Getting Stuck in the Middle Seat™ on a long flight is the worst possible place. You have no room to stretch, can’t read your book without being mercilessly bumped and you can just forget about opening up a newspaper. It’s easy to get frustrated in this type of situation: You have no control over where the airline placed you and you didn’t get to choose your seatmates.
There are striking similarities between being stuck in an undesirable seat on an airplane and how many people address the challenges of real life – very few options, with nowhere to go and no control − or so it seems.
This victim mentality (“woe is me, look what they did to me”) allows us to conveniently blame others, without taking responsibility or positive action to improve our situation. It doesn’t have to be this way. Your life will move in amazing directions when you welcome change and take control. Unfortunately, the flip side, being afraid to change and losing control is the default state of mind for far too many. From top-level executives to front-line employees, fear of change and fear of failure leads to any number of negative results, including: failed businesses, dysfunctional teams and even splintered families.

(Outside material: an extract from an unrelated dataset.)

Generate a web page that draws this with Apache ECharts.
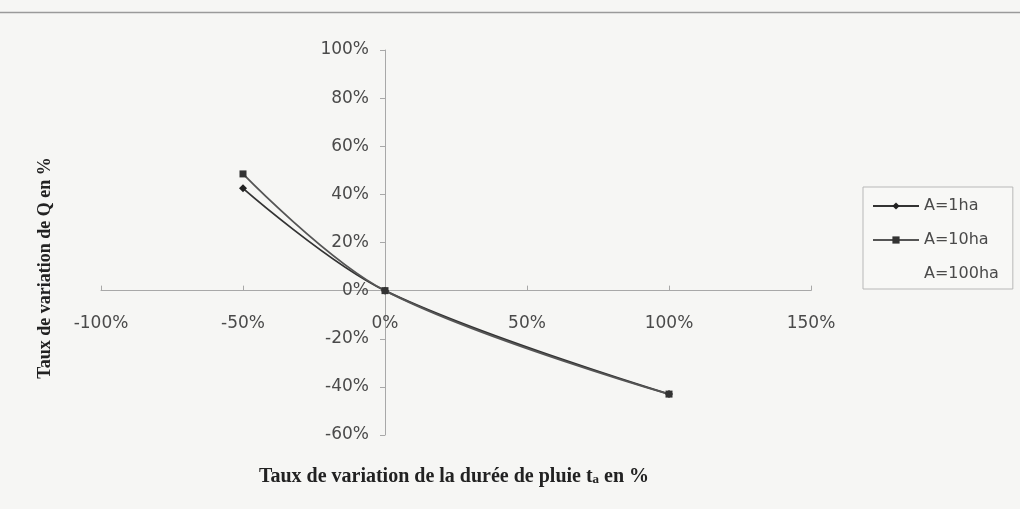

Instead of becoming paralyzed and doing nothing but complaining, address the following four questions.
1) What does being Stuck in the Middle Seat™ mean in your life?
2) Where are you stuck in your personal growth?
3) Where are you stuck in your professional growth?
4) What small steps could you take, as soon as this afternoon, that might make a difference?
Consider the options. When metaphorically Stuck in the Middle Seat™ we can gripe about where the airline (boss, parent, competitor or coach) placed us, or we can choose to make the best of the situation. We can strike up a conversation with our seatmates. Certainly, time will fly by. Better yet, we might learn how best to avoid getting stuck in that lousy seat in the future.